Work instructions ::
Set down the data below without change, skipping the pictures it holds.

Given data ::
===
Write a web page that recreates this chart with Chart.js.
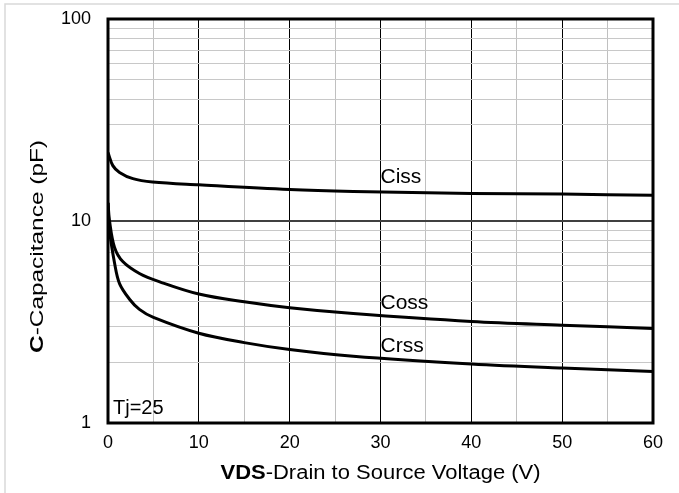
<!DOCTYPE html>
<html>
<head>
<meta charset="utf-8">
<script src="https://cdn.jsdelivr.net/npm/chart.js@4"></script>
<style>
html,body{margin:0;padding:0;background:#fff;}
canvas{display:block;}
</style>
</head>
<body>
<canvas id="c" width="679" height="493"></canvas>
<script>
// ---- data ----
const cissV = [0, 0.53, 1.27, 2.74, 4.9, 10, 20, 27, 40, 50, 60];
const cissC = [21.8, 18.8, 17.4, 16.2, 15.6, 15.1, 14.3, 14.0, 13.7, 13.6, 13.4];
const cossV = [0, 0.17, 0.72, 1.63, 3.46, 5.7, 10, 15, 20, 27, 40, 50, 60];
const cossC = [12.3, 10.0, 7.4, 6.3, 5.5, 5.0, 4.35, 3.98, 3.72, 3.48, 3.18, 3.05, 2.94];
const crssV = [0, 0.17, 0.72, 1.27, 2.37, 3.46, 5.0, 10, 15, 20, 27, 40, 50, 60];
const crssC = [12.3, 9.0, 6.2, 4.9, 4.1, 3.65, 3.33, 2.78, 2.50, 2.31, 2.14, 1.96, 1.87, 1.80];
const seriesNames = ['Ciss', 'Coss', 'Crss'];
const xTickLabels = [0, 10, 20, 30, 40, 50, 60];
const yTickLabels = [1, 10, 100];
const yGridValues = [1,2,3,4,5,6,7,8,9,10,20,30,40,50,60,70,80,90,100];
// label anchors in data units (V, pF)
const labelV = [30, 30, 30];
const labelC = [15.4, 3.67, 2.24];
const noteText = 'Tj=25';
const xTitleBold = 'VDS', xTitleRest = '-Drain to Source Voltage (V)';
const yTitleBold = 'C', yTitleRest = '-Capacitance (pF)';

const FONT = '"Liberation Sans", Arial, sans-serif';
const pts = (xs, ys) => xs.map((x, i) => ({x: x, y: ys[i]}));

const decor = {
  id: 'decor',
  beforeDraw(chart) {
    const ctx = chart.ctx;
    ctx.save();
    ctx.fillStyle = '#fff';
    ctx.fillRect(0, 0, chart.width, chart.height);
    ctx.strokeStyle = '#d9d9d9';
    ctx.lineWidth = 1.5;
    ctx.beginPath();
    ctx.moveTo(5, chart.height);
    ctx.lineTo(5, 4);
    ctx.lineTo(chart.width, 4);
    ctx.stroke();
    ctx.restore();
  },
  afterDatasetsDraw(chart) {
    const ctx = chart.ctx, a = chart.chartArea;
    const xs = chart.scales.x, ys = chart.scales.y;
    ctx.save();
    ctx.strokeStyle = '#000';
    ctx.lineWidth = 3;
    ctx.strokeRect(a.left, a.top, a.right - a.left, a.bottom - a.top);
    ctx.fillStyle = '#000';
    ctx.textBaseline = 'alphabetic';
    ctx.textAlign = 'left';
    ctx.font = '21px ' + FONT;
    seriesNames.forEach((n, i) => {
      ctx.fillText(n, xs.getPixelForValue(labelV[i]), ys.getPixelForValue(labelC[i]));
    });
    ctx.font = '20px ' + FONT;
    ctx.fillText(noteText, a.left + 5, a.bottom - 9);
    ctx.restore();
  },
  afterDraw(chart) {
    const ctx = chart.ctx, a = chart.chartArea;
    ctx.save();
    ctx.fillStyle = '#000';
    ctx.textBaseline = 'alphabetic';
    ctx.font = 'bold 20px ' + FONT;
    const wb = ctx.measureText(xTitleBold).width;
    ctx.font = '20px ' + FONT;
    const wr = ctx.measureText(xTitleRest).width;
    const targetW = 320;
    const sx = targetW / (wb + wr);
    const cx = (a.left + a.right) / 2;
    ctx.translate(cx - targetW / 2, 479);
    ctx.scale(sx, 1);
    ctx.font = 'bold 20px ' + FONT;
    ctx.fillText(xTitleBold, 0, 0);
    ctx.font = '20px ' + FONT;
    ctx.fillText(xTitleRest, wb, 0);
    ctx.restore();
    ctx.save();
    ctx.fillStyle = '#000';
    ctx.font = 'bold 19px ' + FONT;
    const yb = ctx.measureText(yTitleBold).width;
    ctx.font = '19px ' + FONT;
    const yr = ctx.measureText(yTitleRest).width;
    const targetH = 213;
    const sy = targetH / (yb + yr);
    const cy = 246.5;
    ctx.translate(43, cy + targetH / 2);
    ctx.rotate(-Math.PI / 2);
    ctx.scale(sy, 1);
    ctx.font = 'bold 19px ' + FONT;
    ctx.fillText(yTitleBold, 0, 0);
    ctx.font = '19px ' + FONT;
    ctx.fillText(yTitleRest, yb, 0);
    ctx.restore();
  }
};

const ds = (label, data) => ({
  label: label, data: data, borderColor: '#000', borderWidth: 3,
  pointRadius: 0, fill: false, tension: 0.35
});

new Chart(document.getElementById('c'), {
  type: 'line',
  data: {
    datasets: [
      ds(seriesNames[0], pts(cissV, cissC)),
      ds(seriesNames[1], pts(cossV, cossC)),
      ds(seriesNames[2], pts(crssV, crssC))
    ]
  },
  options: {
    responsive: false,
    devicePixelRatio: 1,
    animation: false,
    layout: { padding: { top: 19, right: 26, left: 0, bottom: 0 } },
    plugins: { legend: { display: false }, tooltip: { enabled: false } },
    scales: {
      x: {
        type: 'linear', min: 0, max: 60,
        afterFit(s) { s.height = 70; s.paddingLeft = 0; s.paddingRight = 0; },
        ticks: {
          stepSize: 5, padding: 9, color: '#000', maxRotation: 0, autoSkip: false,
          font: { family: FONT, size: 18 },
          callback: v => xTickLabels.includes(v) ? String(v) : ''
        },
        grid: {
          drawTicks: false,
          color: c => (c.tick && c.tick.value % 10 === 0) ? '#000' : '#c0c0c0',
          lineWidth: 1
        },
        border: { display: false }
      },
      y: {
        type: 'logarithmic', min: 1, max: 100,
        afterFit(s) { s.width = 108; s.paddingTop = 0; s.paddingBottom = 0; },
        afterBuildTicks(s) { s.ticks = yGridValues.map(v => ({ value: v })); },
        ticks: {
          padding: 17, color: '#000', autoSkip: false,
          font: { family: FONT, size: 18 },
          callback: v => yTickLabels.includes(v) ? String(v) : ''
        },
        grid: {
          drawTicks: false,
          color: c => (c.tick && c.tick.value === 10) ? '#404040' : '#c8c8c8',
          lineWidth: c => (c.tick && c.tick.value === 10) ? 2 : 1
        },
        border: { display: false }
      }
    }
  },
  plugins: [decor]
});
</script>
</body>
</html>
===
Task answer ::
Write a web page that recreates this chart with Chart.js.
<!DOCTYPE html>
<html>
<head>
<meta charset="utf-8">
<script src="https://cdn.jsdelivr.net/npm/chart.js@4"></script>
<style>
html,body{margin:0;padding:0;background:#fff;}
canvas{display:block;}
</style>
</head>
<body>
<canvas id="c" width="679" height="493"></canvas>
<script>
// ---- data ----
const cissV = [0, 0.53, 1.27, 2.74, 4.9, 10, 20, 27, 40, 50, 60];
const cissC = [21.8, 18.8, 17.4, 16.2, 15.6, 15.1, 14.3, 14.0, 13.7, 13.6, 13.4];
const cossV = [0, 0.17, 0.72, 1.63, 3.46, 5.7, 10, 15, 20, 27, 40, 50, 60];
const cossC = [12.3, 10.0, 7.4, 6.3, 5.5, 5.0, 4.35, 3.98, 3.72, 3.48, 3.18, 3.05, 2.94];
const crssV = [0, 0.17, 0.72, 1.27, 2.37, 3.46, 5.0, 10, 15, 20, 27, 40, 50, 60];
const crssC = [12.3, 9.0, 6.2, 4.9, 4.1, 3.65, 3.33, 2.78, 2.50, 2.31, 2.14, 1.96, 1.87, 1.80];
const seriesNames = ['Ciss', 'Coss', 'Crss'];
const xTickLabels = [0, 10, 20, 30, 40, 50, 60];
const yTickLabels = [1, 10, 100];
const yGridValues = [1,2,3,4,5,6,7,8,9,10,20,30,40,50,60,70,80,90,100];
// label anchors in data units (V, pF)
const labelV = [30, 30, 30];
const labelC = [15.4, 3.67, 2.24];
const noteText = 'Tj=25';
const xTitleBold = 'VDS', xTitleRest = '-Drain to Source Voltage (V)';
const yTitleBold = 'C', yTitleRest = '-Capacitance (pF)';

const FONT = '"Liberation Sans", Arial, sans-serif';
const pts = (xs, ys) => xs.map((x, i) => ({x: x, y: ys[i]}));

const decor = {
  id: 'decor',
  beforeDraw(chart) {
    const ctx = chart.ctx;
    ctx.save();
    ctx.fillStyle = '#fff';
    ctx.fillRect(0, 0, chart.width, chart.height);
    ctx.strokeStyle = '#d9d9d9';
    ctx.lineWidth = 1.5;
    ctx.beginPath();
    ctx.moveTo(5, chart.height);
    ctx.lineTo(5, 4);
    ctx.lineTo(chart.width, 4);
    ctx.stroke();
    ctx.restore();
  },
  afterDatasetsDraw(chart) {
    const ctx = chart.ctx, a = chart.chartArea;
    const xs = chart.scales.x, ys = chart.scales.y;
    ctx.save();
    ctx.strokeStyle = '#000';
    ctx.lineWidth = 3;
    ctx.strokeRect(a.left, a.top, a.right - a.left, a.bottom - a.top);
    ctx.fillStyle = '#000';
    ctx.textBaseline = 'alphabetic';
    ctx.textAlign = 'left';
    ctx.font = '21px ' + FONT;
    seriesNames.forEach((n, i) => {
      ctx.fillText(n, xs.getPixelForValue(labelV[i]), ys.getPixelForValue(labelC[i]));
    });
    ctx.font = '20px ' + FONT;
    ctx.fillText(noteText, a.left + 5, a.bottom - 9);
    ctx.restore();
  },
  afterDraw(chart) {
    const ctx = chart.ctx, a = chart.chartArea;
    ctx.save();
    ctx.fillStyle = '#000';
    ctx.textBaseline = 'alphabetic';
    ctx.font = 'bold 20px ' + FONT;
    const wb = ctx.measureText(xTitleBold).width;
    ctx.font = '20px ' + FONT;
    const wr = ctx.measureText(xTitleRest).width;
    const targetW = 320;
    const sx = targetW / (wb + wr);
    const cx = (a.left + a.right) / 2;
    ctx.translate(cx - targetW / 2, 479);
    ctx.scale(sx, 1);
    ctx.font = 'bold 20px ' + FONT;
    ctx.fillText(xTitleBold, 0, 0);
    ctx.font = '20px ' + FONT;
    ctx.fillText(xTitleRest, wb, 0);
    ctx.restore();
    ctx.save();
    ctx.fillStyle = '#000';
    ctx.font = 'bold 19px ' + FONT;
    const yb = ctx.measureText(yTitleBold).width;
    ctx.font = '19px ' + FONT;
    const yr = ctx.measureText(yTitleRest).width;
    const targetH = 213;
    const sy = targetH / (yb + yr);
    const cy = 246.5;
    ctx.translate(43, cy + targetH / 2);
    ctx.rotate(-Math.PI / 2);
    ctx.scale(sy, 1);
    ctx.font = 'bold 19px ' + FONT;
    ctx.fillText(yTitleBold, 0, 0);
    ctx.font = '19px ' + FONT;
    ctx.fillText(yTitleRest, yb, 0);
    ctx.restore();
  }
};

const ds = (label, data) => ({
  label: label, data: data, borderColor: '#000', borderWidth: 3,
  pointRadius: 0, fill: false, tension: 0.35
});

new Chart(document.getElementById('c'), {
  type: 'line',
  data: {
    datasets: [
      ds(seriesNames[0], pts(cissV, cissC)),
      ds(seriesNames[1], pts(cossV, cossC)),
      ds(seriesNames[2], pts(crssV, crssC))
    ]
  },
  options: {
    responsive: false,
    devicePixelRatio: 1,
    animation: false,
    layout: { padding: { top: 19, right: 26, left: 0, bottom: 0 } },
    plugins: { legend: { display: false }, tooltip: { enabled: false } },
    scales: {
      x: {
        type: 'linear', min: 0, max: 60,
        afterFit(s) { s.height = 70; s.paddingLeft = 0; s.paddingRight = 0; },
        ticks: {
          stepSize: 5, padding: 9, color: '#000', maxRotation: 0, autoSkip: false,
          font: { family: FONT, size: 18 },
          callback: v => xTickLabels.includes(v) ? String(v) : ''
        },
        grid: {
          drawTicks: false,
          color: c => (c.tick && c.tick.value % 10 === 0) ? '#000' : '#c0c0c0',
          lineWidth: 1
        },
        border: { display: false }
      },
      y: {
        type: 'logarithmic', min: 1, max: 100,
        afterFit(s) { s.width = 108; s.paddingTop = 0; s.paddingBottom = 0; },
        afterBuildTicks(s) { s.ticks = yGridValues.map(v => ({ value: v })); },
        ticks: {
          padding: 17, color: '#000', autoSkip: false,
          font: { family: FONT, size: 18 },
          callback: v => yTickLabels.includes(v) ? String(v) : ''
        },
        grid: {
          drawTicks: false,
          color: c => (c.tick && c.tick.value === 10) ? '#404040' : '#c8c8c8',
          lineWidth: c => (c.tick && c.tick.value === 10) ? 2 : 1
        },
        border: { display: false }
      }
    }
  },
  plugins: [decor]
});
</script>
</body>
</html>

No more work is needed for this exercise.